At twenty-two, I felt the same sense of wonder. Except this time, I wasn't gazing from a window of a train; I was standing beside my father, nervous that the heels of my sandals were going to stick in the garden's path; the path that led me to my husband. It was a different type of adventure, I thought. Different things to experience, different stories to tell. And this is what my twenties have become - the evolution of myself through an experiences and relationships.

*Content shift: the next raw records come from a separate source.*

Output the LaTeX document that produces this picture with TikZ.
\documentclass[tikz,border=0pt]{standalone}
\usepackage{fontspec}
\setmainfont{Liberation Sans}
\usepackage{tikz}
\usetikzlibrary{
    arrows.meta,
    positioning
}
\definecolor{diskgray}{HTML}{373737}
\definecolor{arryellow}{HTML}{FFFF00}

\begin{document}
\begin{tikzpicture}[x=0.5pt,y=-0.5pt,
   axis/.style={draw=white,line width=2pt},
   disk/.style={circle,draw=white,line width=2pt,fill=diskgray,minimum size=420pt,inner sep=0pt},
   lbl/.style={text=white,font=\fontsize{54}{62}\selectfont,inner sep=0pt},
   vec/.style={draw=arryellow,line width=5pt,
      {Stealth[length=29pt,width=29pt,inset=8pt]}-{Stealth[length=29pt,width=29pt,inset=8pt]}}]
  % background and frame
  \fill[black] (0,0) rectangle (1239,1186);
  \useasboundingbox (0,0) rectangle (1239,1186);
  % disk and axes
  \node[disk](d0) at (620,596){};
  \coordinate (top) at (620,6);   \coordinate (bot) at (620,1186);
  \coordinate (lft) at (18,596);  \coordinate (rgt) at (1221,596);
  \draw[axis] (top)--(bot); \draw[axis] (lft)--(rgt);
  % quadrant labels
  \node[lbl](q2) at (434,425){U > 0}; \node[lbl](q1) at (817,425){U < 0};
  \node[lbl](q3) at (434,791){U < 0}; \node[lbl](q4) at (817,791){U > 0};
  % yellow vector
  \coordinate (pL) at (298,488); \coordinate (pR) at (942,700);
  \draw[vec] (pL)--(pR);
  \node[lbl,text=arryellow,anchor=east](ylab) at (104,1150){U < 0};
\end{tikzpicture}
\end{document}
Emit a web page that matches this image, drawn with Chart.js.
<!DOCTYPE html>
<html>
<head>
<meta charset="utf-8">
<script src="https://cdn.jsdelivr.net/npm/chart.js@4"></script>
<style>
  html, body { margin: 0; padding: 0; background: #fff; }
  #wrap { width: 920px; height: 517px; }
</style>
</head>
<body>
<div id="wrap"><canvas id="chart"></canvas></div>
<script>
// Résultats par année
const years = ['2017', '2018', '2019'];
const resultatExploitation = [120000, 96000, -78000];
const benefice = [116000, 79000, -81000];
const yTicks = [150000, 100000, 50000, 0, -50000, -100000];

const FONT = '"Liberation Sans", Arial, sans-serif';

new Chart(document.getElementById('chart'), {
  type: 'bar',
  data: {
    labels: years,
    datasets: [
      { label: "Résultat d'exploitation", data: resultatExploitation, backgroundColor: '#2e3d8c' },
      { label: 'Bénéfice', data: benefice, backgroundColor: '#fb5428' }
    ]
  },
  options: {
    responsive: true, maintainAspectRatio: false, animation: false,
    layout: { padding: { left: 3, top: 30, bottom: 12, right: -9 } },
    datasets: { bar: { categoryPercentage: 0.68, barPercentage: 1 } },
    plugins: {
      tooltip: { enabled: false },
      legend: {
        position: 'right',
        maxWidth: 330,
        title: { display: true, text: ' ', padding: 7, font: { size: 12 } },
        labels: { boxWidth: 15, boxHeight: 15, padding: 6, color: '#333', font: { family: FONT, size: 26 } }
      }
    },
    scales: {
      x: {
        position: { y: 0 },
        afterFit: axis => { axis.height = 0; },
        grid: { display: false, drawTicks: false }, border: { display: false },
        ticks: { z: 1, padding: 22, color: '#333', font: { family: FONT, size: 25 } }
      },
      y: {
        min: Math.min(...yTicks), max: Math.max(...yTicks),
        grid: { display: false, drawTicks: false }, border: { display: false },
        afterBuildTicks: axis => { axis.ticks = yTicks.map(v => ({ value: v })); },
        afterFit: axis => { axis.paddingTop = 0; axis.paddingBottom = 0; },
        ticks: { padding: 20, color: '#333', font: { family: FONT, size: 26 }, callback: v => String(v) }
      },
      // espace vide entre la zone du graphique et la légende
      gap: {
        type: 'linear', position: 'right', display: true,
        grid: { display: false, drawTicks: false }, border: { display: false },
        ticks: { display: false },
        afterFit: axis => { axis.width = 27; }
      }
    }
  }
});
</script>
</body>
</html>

Immediately following college, I sold my soul in order to afford an apartment. I lived the Office Space life. Cubicals. Receptionists. Excel. Powerpoint. Meetings after lunch that keep you fighting to keep your eye lids propped open, feigning interest. Coffee pot conversations that revolve around office gossip or worse, the coffee itself. "I like to make the coffee with the coldest water possible." What do you say to that? Nothing. You nod and stir your sugar filled mug and pray that the conversation doesn't move. That it dies and lets you get back to your cube, where you can stare at the computer and wait for the day to be over. I was doing the college-graduate version of flipping burgers: I answered phones and stuffed envelopes.
It was not a dream. But it wasn't a nightmare either. It was simply a necessary evil, as they say. It got me an apartment and gave me a means to start shoveling money toward Sallie Mae, the keeper of the mountain of debt I'd built while gallivanting in Europe and sipping coffee during my 10:30 Philosophy class.
The office machine bought us our first home, and will hopefully buy our next...until I can start earning a living - gasp - with my degree! You know, the second one I'm working on; because I enjoy the adventure of obtaining knowledge and debt simultaneously, and because the first degree was just pretend. It was practice; a learning experience. Toss a baby or two in there and call me a working-student-Mommy, I can handle it. I can take on the world. If nothing else, my twenties has taught me that much.